*TASK DESCRIPTION*:
Below are entries. Give back exactly the lines from the one containing "Generate a web" through the one containing "0.048, 0.039, 0.034];", inclusive, without the pictures.
________________________________________
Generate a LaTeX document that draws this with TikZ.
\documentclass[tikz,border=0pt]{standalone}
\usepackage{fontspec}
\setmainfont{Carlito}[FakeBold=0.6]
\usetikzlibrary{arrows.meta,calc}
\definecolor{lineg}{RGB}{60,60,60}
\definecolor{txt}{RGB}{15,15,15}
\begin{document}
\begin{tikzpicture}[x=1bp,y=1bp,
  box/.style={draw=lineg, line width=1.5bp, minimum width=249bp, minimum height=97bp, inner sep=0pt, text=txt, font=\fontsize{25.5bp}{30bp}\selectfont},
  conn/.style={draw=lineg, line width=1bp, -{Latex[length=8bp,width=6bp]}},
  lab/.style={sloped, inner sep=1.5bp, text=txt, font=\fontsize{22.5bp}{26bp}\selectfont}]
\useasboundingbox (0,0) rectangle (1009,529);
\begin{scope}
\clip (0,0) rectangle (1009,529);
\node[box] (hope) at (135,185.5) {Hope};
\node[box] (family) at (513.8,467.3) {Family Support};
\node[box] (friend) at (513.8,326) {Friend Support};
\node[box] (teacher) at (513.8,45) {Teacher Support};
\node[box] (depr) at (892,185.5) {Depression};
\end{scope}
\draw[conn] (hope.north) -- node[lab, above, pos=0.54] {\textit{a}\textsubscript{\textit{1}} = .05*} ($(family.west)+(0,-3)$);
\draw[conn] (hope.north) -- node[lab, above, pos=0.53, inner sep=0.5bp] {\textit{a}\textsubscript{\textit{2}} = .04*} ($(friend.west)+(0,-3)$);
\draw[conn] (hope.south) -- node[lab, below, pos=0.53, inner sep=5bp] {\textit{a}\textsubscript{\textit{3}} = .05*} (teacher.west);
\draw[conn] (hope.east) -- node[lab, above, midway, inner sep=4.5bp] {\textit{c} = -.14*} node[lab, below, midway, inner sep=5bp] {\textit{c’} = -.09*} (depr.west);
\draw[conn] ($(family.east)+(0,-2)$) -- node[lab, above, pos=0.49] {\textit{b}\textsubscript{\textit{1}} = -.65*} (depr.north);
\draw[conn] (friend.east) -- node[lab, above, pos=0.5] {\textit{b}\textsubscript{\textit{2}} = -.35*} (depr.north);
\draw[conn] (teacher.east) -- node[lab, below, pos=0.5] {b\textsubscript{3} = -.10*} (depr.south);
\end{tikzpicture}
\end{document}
________________________________________
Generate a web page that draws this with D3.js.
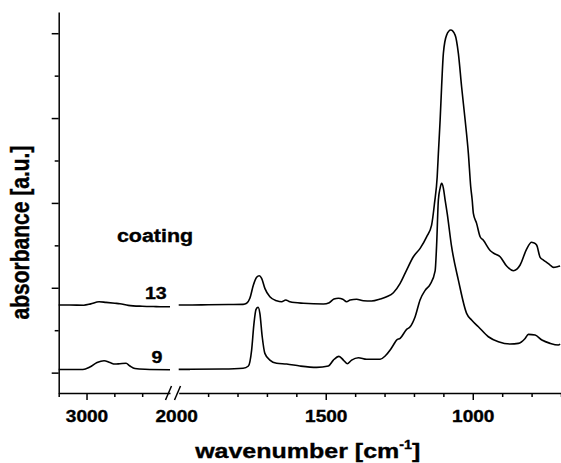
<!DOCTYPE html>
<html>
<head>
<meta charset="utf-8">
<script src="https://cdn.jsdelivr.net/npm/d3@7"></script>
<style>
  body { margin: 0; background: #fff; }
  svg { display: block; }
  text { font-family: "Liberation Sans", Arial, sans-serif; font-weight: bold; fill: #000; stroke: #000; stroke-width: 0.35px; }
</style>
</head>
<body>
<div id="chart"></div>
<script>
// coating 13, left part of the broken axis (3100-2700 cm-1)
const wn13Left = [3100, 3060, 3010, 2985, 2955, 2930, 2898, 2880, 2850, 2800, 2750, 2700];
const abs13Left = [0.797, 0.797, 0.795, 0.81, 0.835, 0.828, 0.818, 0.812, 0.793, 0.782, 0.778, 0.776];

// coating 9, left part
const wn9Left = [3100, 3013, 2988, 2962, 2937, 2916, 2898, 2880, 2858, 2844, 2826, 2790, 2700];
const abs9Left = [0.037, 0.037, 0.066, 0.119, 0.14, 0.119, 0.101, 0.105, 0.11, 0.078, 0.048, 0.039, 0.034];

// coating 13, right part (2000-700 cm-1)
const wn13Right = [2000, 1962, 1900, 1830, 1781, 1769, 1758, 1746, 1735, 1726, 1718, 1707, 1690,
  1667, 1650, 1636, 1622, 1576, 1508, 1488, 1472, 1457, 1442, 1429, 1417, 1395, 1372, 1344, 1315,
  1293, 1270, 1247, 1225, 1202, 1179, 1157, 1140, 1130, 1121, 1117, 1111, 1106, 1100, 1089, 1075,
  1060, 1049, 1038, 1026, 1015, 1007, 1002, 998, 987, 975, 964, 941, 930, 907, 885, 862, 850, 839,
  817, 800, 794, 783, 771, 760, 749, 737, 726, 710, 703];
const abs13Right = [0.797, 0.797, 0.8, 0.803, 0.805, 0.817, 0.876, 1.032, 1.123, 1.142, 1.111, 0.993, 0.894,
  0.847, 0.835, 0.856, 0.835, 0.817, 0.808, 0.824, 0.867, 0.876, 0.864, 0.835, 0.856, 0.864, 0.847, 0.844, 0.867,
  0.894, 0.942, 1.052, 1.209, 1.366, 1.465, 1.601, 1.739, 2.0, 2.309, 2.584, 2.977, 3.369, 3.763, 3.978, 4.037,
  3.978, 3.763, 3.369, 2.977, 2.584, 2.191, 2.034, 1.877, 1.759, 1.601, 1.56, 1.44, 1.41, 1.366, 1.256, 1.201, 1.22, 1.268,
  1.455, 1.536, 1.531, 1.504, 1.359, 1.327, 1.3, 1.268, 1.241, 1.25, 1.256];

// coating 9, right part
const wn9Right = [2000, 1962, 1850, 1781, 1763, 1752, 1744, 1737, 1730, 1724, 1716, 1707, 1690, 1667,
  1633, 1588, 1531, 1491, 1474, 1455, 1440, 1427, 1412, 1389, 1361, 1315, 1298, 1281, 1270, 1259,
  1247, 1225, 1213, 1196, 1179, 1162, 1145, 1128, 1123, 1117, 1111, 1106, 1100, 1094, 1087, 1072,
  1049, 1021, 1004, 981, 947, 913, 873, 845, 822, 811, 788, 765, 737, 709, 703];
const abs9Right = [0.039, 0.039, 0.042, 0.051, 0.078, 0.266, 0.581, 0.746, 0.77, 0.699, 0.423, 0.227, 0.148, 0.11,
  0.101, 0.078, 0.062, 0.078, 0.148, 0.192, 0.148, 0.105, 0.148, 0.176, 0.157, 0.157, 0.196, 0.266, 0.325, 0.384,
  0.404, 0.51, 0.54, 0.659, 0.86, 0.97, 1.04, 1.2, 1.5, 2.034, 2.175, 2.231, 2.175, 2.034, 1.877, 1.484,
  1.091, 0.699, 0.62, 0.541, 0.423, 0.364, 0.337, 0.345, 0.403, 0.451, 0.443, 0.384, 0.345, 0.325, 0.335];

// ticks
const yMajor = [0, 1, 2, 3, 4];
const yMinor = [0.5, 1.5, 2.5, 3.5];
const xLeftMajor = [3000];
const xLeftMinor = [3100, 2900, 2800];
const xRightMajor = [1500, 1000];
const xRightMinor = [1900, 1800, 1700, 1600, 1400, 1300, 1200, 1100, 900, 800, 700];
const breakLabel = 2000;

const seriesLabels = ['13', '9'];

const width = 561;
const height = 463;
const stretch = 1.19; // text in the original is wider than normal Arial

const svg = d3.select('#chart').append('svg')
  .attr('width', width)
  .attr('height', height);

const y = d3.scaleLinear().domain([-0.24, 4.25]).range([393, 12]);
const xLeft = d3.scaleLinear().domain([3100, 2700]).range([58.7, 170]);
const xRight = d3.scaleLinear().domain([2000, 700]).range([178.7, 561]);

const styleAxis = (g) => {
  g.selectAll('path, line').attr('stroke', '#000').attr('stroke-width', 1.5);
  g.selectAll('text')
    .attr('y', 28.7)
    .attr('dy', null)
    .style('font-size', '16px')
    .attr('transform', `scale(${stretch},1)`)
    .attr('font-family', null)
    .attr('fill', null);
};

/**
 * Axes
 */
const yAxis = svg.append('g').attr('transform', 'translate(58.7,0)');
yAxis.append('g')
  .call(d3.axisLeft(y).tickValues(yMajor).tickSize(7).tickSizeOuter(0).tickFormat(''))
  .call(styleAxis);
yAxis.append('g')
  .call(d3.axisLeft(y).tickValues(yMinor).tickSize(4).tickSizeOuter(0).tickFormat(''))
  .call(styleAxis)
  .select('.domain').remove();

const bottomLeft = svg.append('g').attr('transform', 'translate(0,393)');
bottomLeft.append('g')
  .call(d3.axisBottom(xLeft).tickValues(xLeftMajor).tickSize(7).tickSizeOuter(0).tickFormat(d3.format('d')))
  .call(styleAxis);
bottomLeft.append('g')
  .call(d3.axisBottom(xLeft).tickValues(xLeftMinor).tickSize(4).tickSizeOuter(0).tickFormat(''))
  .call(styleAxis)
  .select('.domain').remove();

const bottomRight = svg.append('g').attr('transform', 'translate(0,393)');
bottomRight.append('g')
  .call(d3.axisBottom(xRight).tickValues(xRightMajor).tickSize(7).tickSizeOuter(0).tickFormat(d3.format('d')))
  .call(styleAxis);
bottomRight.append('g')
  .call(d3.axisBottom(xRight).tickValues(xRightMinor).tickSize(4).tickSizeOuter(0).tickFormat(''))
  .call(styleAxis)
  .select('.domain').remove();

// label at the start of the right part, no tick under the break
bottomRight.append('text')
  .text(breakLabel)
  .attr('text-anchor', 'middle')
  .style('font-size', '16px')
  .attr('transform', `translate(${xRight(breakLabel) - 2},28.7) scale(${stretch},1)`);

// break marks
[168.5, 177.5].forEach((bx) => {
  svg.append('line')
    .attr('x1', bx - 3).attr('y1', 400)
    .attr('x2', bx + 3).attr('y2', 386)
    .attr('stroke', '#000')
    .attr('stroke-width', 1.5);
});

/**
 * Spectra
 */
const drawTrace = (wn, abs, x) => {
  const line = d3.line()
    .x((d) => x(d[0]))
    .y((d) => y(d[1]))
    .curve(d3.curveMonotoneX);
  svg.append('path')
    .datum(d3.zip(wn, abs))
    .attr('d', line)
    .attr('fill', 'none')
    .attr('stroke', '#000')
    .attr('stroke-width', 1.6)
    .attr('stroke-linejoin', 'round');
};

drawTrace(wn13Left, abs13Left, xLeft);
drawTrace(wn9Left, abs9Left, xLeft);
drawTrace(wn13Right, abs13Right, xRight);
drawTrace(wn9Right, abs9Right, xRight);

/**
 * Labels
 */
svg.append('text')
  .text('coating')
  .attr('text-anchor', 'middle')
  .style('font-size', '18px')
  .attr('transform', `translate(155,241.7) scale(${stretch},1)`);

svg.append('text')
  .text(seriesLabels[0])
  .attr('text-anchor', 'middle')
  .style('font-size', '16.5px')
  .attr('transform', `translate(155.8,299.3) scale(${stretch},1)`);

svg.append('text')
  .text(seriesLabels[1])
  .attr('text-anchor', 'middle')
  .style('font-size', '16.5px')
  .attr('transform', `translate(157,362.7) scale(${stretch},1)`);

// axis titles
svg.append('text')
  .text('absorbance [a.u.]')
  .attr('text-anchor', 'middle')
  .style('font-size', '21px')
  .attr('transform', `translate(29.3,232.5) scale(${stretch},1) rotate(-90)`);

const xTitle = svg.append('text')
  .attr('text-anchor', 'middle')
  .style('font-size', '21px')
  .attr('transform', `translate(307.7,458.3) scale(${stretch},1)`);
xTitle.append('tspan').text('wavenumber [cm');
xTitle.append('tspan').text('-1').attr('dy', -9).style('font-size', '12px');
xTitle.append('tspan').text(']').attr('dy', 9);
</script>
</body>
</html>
________________________________________
*RESULT FOR THIS TASK*:
Generate a web page that draws this with D3.js.
<!DOCTYPE html>
<html>
<head>
<meta charset="utf-8">
<script src="https://cdn.jsdelivr.net/npm/d3@7"></script>
<style>
  body { margin: 0; background: #fff; }
  svg { display: block; }
  text { font-family: "Liberation Sans", Arial, sans-serif; font-weight: bold; fill: #000; stroke: #000; stroke-width: 0.35px; }
</style>
</head>
<body>
<div id="chart"></div>
<script>
// coating 13, left part of the broken axis (3100-2700 cm-1)
const wn13Left = [3100, 3060, 3010, 2985, 2955, 2930, 2898, 2880, 2850, 2800, 2750, 2700];
const abs13Left = [0.797, 0.797, 0.795, 0.81, 0.835, 0.828, 0.818, 0.812, 0.793, 0.782, 0.778, 0.776];

// coating 9, left part
const wn9Left = [3100, 3013, 2988, 2962, 2937, 2916, 2898, 2880, 2858, 2844, 2826, 2790, 2700];
const abs9Left = [0.037, 0.037, 0.066, 0.119, 0.14, 0.119, 0.101, 0.105, 0.11, 0.078, 0.048, 0.039, 0.034];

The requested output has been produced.